IBC: Everyone is "optimistic" for changes to Ontario's auto insurance | Insurance Business

IBC: Everyone is "optimistic" for changes to Ontario

The Insurance Bureau of Canada (IBC) has high hopes that the Ontario government’s plan to fix the province’s “broken” auto insurance can help reduce premiums for drivers.

The plan, called “Putting Drivers First,” was introduced as part of the PC government’s budget for 2019. Designed as a multi-year effort, the plan calls for lowering costs, finding efficiencies, reducing regulations, increasing competition and fighting fraud.

Read more: Insurers respond to Ontario’s multi-year auto insurance plan

While the plan’s details were limited, the IBC says the proposed changes will ultimately benefit consumers.

One of the proposed actions under the plan is to work with the Financial Services Regulatory Authority of Ontario (FSFRA) to overhaul the licensing system for health service providers.

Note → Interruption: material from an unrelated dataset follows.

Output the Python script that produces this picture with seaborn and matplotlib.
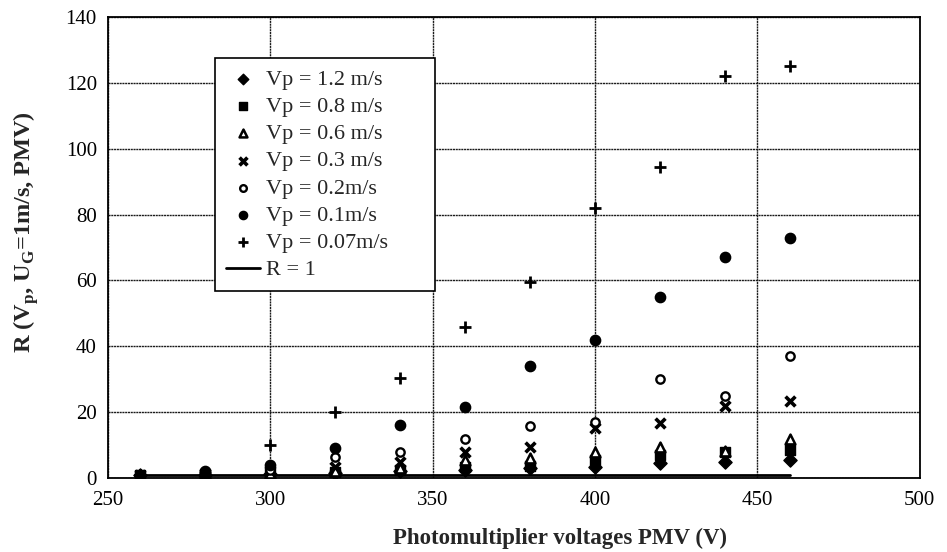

This move could reduce regulatory burden and fraud in the province’s auto insurance system.

Another proposal under the plan is the creation of a Driver Care Card, which allows claimants to receive immediate access to treatment and care.

“Everyone is optimistic. By making things simpler, reducing some of the red tape and regulations that right now add costs, it will definitely have an impact in helping reduce costs,” IBC director of consumer relations Pete Karageorgos told Yahoo Finance Canada.

Karageorgos added that just like any other business, any effort to reduce insurance operational costs should result in reduced consumer premiums.

The spokesperson also commented on the province’s plans to allow electronic communications in the insurance process – more specifically, the authorization to use electronic proof of insurance slips via email. Karageorgos said that e-proofs will ultimately help meet customer needs.

IBC knows it will take time for such changes to be implemented, but recognizes that Ontario is making an effort to address its faulty insurance system.

“Auto insurance affects 10 million drivers in Ontario, so obviously it’s going to take some time,” Karageorgos remarked.